_Task prompt_.
Extract the lines that carry the string "chart" from the listing.

Start of Information shown

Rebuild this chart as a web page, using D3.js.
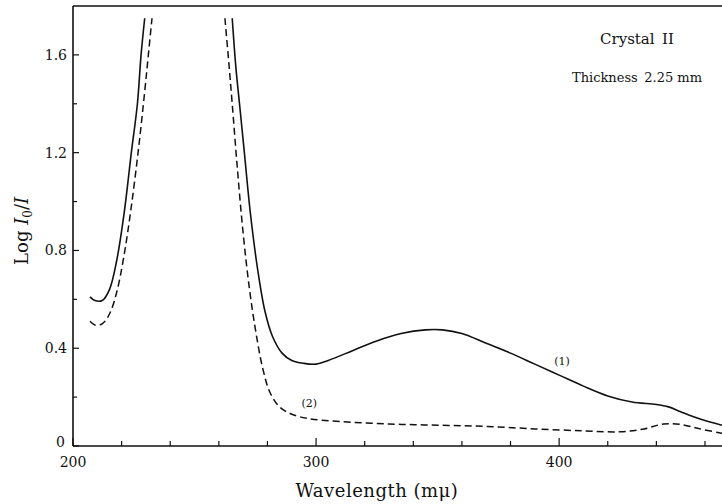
<!DOCTYPE html>
<html>
<head>
<meta charset="utf-8">
<script src="https://cdn.jsdelivr.net/npm/d3@7"></script>
<style>
	body { margin: 0; background: #fff; }
	svg { display: block; }
</style>
</head>
<body>
<div id="chart"></div>
<script>
// curve (1), solid; null = break where the curve runs off the top
const solidWl = [207, 209, 212, 215, 218, 221, 224, 226.5, 228, 229.5, null,
	265.5, 267, 268.5, 270.5, 273, 276, 279, 282, 286, 290, 295, 300, 305, 315, 325, 335, 345, 352,
	360, 370, 380, 390, 400, 410, 420, 430, 440, 445, 450, 458, 467]
const solidVal = [0.61, 0.595, 0.595, 0.64, 0.76, 0.95, 1.2, 1.4, 1.6, 1.75, null,
	1.75, 1.55, 1.4, 1.2, 0.95, 0.72, 0.55, 0.45, 0.38, 0.35, 0.338, 0.335, 0.35, 0.39, 0.43, 0.46, 0.475, 0.475,
	0.46, 0.42, 0.38, 0.335, 0.29, 0.245, 0.205, 0.18, 0.17, 0.16, 0.14, 0.11, 0.085]

// curve (2), dashed
const dashWl = [207, 209, 212, 215, 218, 221, 224, 227, 229.5, 231, 232.5, null,
	262.5, 264, 265.5, 267.5, 270, 272.5, 275, 278, 281, 285, 290, 297, 310, 330, 350, 370, 390, 410, 425,
	435, 443, 450, 458, 467]
const dashVal = [0.51, 0.495, 0.5, 0.54, 0.63, 0.78, 0.98, 1.22, 1.45, 1.6, 1.75, null,
	1.75, 1.58, 1.4, 1.15, 0.87, 0.65, 0.48, 0.32, 0.22, 0.16, 0.13, 0.112, 0.1, 0.09, 0.085, 0.08, 0.07, 0.062, 0.058,
	0.07, 0.09, 0.088, 0.07, 0.052]

const xTicks = [200, 220, 240, 260, 280, 300, 320, 340, 360, 380, 400, 420, 440, 460]
const xLabels = [200, 300, 400]
const yTicks = [0, 0.2, 0.4, 0.6, 0.8, 1.0, 1.2, 1.4, 1.6]
const yLabels = [0, 0.4, 0.8, 1.2, 1.6]

const width = 722, height = 504
const margin = { top: 6, right: 0, bottom: 58, left: 73 }
const serif = "'DejaVu Serif', 'Liberation Serif', 'Times New Roman', serif"

const svg = d3.select("#chart").append("svg")
	.attr("width", width)
	.attr("height", height)
	.style("font-family", serif)
	.attr("fill", "#111")

const x = d3.scaleLinear().domain([200, 467]).range([margin.left, width - margin.right])
const y = d3.scaleLinear().domain([0, 1.8]).range([height - margin.bottom, margin.top])

// frame: left, bottom, top
const g = svg.append("g").attr("stroke", "#111").attr("fill", "none")
g.append("line").attr("x1", x(200)).attr("x2", x(200)).attr("y1", y(1.8)).attr("y2", y(0)).attr("stroke-width", 1.6)
g.append("line").attr("x1", x(200)).attr("x2", width).attr("y1", y(0)).attr("y2", y(0)).attr("stroke-width", 1.4)
g.append("line").attr("x1", x(200)).attr("x2", width).attr("y1", y(1.8)).attr("y2", y(1.8)).attr("stroke-width", 1.6)

// ticks point inward
g.selectAll(".xt").data(xTicks).enter().append("line")
	.attr("x1", d => x(d)).attr("x2", d => x(d))
	.attr("y1", y(0)).attr("y2", d => y(0) - (d % 100 === 0 ? 8 : 5))
	.attr("stroke-width", 1.2)
g.selectAll(".yt").data(yTicks).enter().append("line")
	.attr("x1", x(200)).attr("x2", d => x(200) + (Math.round(d * 10) % 4 === 0 ? 6 : 4))
	.attr("y1", d => y(d)).attr("y2", d => y(d))
	.attr("stroke-width", 1.2)

svg.selectAll(".xl").data(xLabels).enter().append("text")
	.attr("x", d => x(d)).attr("y", y(0) + 21)
	.attr("text-anchor", "middle").attr("font-size", 14)
	.text(d => d)
svg.selectAll(".yl").data(yLabels).enter().append("text")
	.attr("x", d => x(200) - (d === 0 ? 8 : 6)).attr("y", d => y(d) + (d === 0 ? 1 : 5))
	.attr("text-anchor", "end").attr("font-size", 14)
	.text(d => d === 0 ? "0" : d.toFixed(1))

// curves
function pts(wl, val) { return wl.map((w, i) => [w, val[i]]) }
const line = d3.line()
	.defined(d => d[0] !== null)
	.x(d => x(d[0])).y(d => y(d[1]))
	.curve(d3.curveCatmullRom.alpha(0.5))

svg.append("path").datum(pts(solidWl, solidVal))
	.attr("d", line).attr("fill", "none").attr("stroke", "#111").attr("stroke-width", 1.6)
svg.append("path").datum(pts(dashWl, dashVal))
	.attr("d", line).attr("fill", "none").attr("stroke", "#111").attr("stroke-width", 1.5)
	.attr("stroke-dasharray", "7,4")

// curve labels
svg.append("text").attr("x", x(398)).attr("y", y(0.33)).attr("font-size", 11).text("(1)")
svg.append("text").attr("x", x(294)).attr("y", y(0.16)).attr("font-size", 11).text("(2)")

// notes
svg.append("text").attr("x", 637).attr("y", 44).attr("text-anchor", "middle").attr("font-size", 15)
	.text("Crystal\u2002II")
svg.append("text").attr("x", 637).attr("y", 82).attr("text-anchor", "middle").attr("font-size", 13)
	.text("Thickness\u20022.25 mm")

// axis titles
svg.append("text").attr("x", x(325)).attr("y", 497).attr("text-anchor", "middle").attr("font-size", 18)
	.attr("letter-spacing", 0.5)
	.text("Wavelength (m\u03bc)")

const yt = svg.append("text")
	.attr("transform", `translate(28,${y(0.88)}) rotate(-90)`)
	.attr("text-anchor", "middle").attr("font-size", 18)
yt.append("tspan").text("Log ")
yt.append("tspan").attr("font-style", "italic").text("I")
yt.append("tspan").attr("font-size", 12).attr("dy", 4).text("0")
yt.append("tspan").attr("dy", -4).text("/")
yt.append("tspan").attr("font-style", "italic").text("I")
</script>
</body>
</html>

End of Information shown

_Result of the task_.
Rebuild this chart as a web page, using D3.js.
<div id="chart"></div>
const svg = d3.select("#chart").append("svg")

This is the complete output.